What might he not have accomplished, it may be asked, had he lived to devote his riper years to his fellow-countrymen? Not, we apprehend, a new and more brilliant public career. For the more that political power passed to the American mass, the more surely he was cut off from participating in it. Hamilton was fitted to rule a decaying, not to lead a rising republic. He was boldest in time of public danger, and only despaired when all was peace and safety, so that personal prowess was impossible. As Gouverneur Morris, his sympathetic friend and eulogist, felt compelled to admit, Hamilton was covetous of glory more than of wealth or power, and while conscious that a monarchy in America was unattainable, so constantly and indiscreetly avowed his attachment to it, that he cut himself off from all chance of rising into office. And it is certain that to Washington's personal friendship and protection he owed almost solely his political opportunities, the strongest partizans not daring to expose him to the test of the ballot. . . .

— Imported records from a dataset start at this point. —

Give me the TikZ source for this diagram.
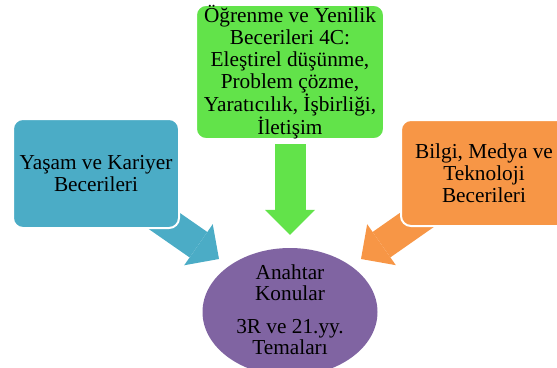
\documentclass[tikz,border=0pt]{standalone}
\usepackage{fontspec}
\setmainfont{Liberation Serif}
\usetikzlibrary{shapes.geometric,arrows.meta,backgrounds}
\definecolor{yasamblue}{HTML}{4BACC6}
\definecolor{ogrgreen}{HTML}{62E34A}
\definecolor{bilgiorange}{HTML}{F79646}
\definecolor{konupurple}{HTML}{8064A2}

\begin{document}
\begin{tikzpicture}[x=1pt,y=1pt,
  skillbox/.style={rectangle,rounded corners=10pt,draw=white,line width=2pt,
    align=center,inner xsep=3pt,inner ysep=0pt,font=\fontsize{21.3}{22}\selectfont},
  fatarrow/.style={line width=31pt,-{Triangle[length=25pt,width=50pt,line width=0pt]}}]
\useasboundingbox (0,0) rectangle (557,-367);
\clip (0,0) rectangle (557,-367);
% the three skill groups
\node [skillbox,fill=yasamblue,minimum width=166,minimum height=109] (yasam) at (96,-173.5)
  {Yaşam ve Kariyer\\Becerileri};
\node [skillbox,fill=ogrgreen,minimum width=188,minimum height=132] (ogrenme) at (290,-72)
  {Öğrenme ve Yenilik\\Becerileri 4C:\\Eleştirel düşünme,\\Problem çözme,\\Yaratıcılık, İşbirliği,\\İletişim};
\node [skillbox,fill=bilgiorange,minimum width=166,minimum height=106] (bilgi) at (484,-173)
  {Bilgi, Medya ve\\Teknoloji\\Becerileri};
% the core
\node [ellipse,fill=konupurple,inner sep=0pt,minimum width=175,minimum height=128,
  label={[align=center,yshift=2pt,font=\fontsize{21.3}{21}\selectfont]center:Anahtar\\Konular\\[12pt]3R ve 21.yy.\\Temaları}]
  (konu) at (290,-312) {};
\coordinate (tipL) at (219,-259);
\coordinate (tipR) at (361,-259);
\begin{scope}[on background layer]
\draw [fatarrow,yasamblue] (yasam.center) -- (tipL);
\draw [fatarrow,bilgiorange] (bilgi.center) -- (tipR);
\end{scope}
\draw [fatarrow,ogrgreen] ([yshift=-4pt]ogrenme.south) -- ([yshift=13pt]konu.north);
\end{tikzpicture}
\end{document}
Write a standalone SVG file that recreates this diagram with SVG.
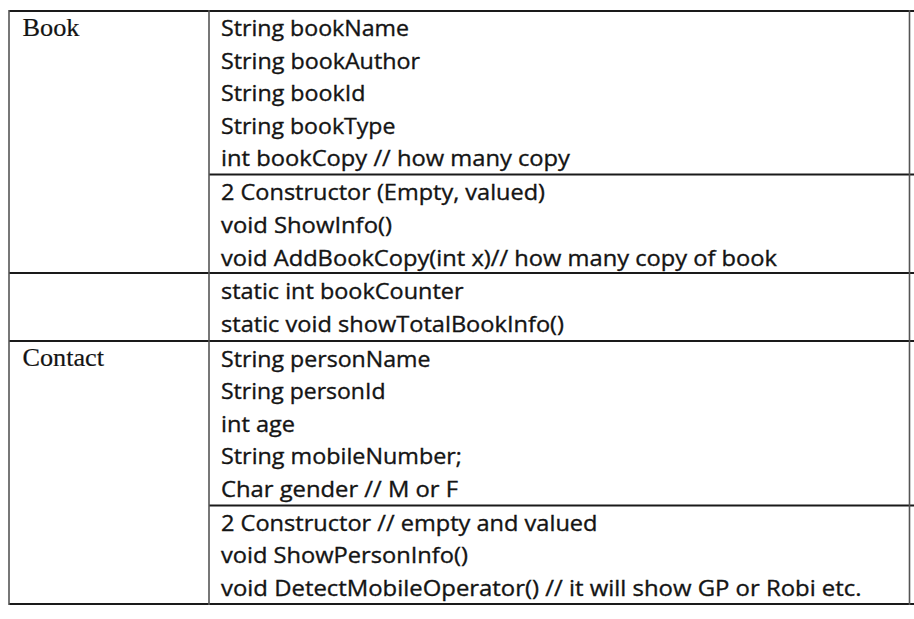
<svg xmlns="http://www.w3.org/2000/svg" width="914" height="619" viewBox="0 0 914 619">
<style>
.h{stroke:#1a1a1a;stroke-width:2;fill:none}
.v{stroke:#555;stroke-width:1.6;fill:none}
.t{font-family:"Open Sans","Liberation Sans",sans-serif;font-size:22px;fill:#141414;stroke:#141414;stroke-width:0.35}
.s{font-family:"Liberation Serif","Times New Roman",serif;font-size:25.5px;fill:#141414;stroke:#141414;stroke-width:0.2}
</style>
<rect width="914" height="619" fill="#fff"/>
<g id="grid">
<line class="h" x1="9" y1="11" x2="914" y2="11"/>
<line class="h" x1="209" y1="174.5" x2="914" y2="174.5"/>
<line class="h" x1="9" y1="273" x2="914" y2="273"/>
<line class="h" x1="9" y1="341" x2="914" y2="341"/>
<line class="h" x1="209" y1="505.5" x2="914" y2="505.5"/>
<line class="h" x1="9" y1="604" x2="914" y2="604"/>
<line class="v" x1="9" y1="10" x2="9" y2="605"/>
<line class="v" x1="209" y1="10" x2="209" y2="605"/>
<line class="v" x1="909.5" y1="10" x2="909.5" y2="605"/>
</g>
<g id="book">
<text class="s" x="22.5" y="36" textLength="57" lengthAdjust="spacingAndGlyphs">Book</text>
<text class="t" x="221" y="36" textLength="188" lengthAdjust="spacingAndGlyphs">String bookName</text>
<text class="t" x="221" y="68.6" textLength="199" lengthAdjust="spacingAndGlyphs">String bookAuthor</text>
<text class="t" x="221" y="101.2" textLength="144.5" lengthAdjust="spacingAndGlyphs">String bookId</text>
<text class="t" x="221" y="133.8" textLength="174.5" lengthAdjust="spacingAndGlyphs">String bookType</text>
<text class="t" x="221" y="166.4" textLength="349" lengthAdjust="spacingAndGlyphs">int bookCopy // how many copy</text>
<text class="t" x="221" y="200" textLength="324" lengthAdjust="spacingAndGlyphs">2 Constructor (Empty, valued)</text>
<text class="t" x="221" y="233" textLength="171" lengthAdjust="spacingAndGlyphs">void ShowInfo()</text>
<text class="t" x="221" y="266" textLength="556" lengthAdjust="spacingAndGlyphs">void AddBookCopy(int x)// how many copy of book</text>
<text class="t" x="221" y="298.5" textLength="242.5" lengthAdjust="spacingAndGlyphs">static int bookCounter</text>
<text class="t" x="221" y="331.5" textLength="343" lengthAdjust="spacingAndGlyphs">static void showTotalBookInfo()</text>
</g>
<g id="contact">
<text class="s" x="22.5" y="366" textLength="81.5" lengthAdjust="spacingAndGlyphs">Contact</text>
<text class="t" x="221" y="366.5" textLength="209.5" lengthAdjust="spacingAndGlyphs">String personName</text>
<text class="t" x="221" y="399" textLength="164.5" lengthAdjust="spacingAndGlyphs">String personId</text>
<text class="t" x="221" y="431.5" textLength="74" lengthAdjust="spacingAndGlyphs">int age</text>
<text class="t" x="221" y="464" textLength="241" lengthAdjust="spacingAndGlyphs">String mobileNumber;</text>
<text class="t" x="221" y="496.5" textLength="237" lengthAdjust="spacingAndGlyphs">Char gender // M or F</text>
<text class="t" x="221" y="530.5" textLength="376.5" lengthAdjust="spacingAndGlyphs">2 Constructor // empty and valued</text>
<text class="t" x="221" y="563" textLength="247" lengthAdjust="spacingAndGlyphs">void ShowPersonInfo()</text>
<text class="t" x="221" y="595.5" textLength="640.5" lengthAdjust="spacingAndGlyphs">void DetectMobileOperator() // it will show GP or Robi etc.</text>
</g>
</svg>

But an assassin's bullet stopt all opportunities for good or ill. Hamilton perished untimely; a disbeliever in national dismemberment, but to the last a dreamer, a fatalist, lamenting a political system which seemed poisoned with democracy, and recognizing it as his paramount duty to maintain the code of honor in view of emergencies which might later arise. A grand impulse to our national system, with consolidation as the corrective of a confederacy; liberal national powers; protection, force, and energy in the central government; financial stability—these were Hamilton's great legacy to the American Union.

Hamilton was idolized by his personal friends, his very frailties moving those to compassion who acknowledged his superior intellect; while Burr was regarded as a cold and heartless libertine. The duel and its fatal issue startled the public, so stealthy had been all the preparations. To Hamilton's followers it seemed a martyrdom; nor could Jefferson and his party resist the idea that the victim had fallen in their cause. Grief and indignation mingled in the funeral rites paid to his remains. His widow and young children left with an embarrassed property were relieved by a public subscription. Burr was pursued as a wilful murderer; indictments were found against him in New York and New Jersey; and such was the public feeling that he had to take temporary refuge in Georgia.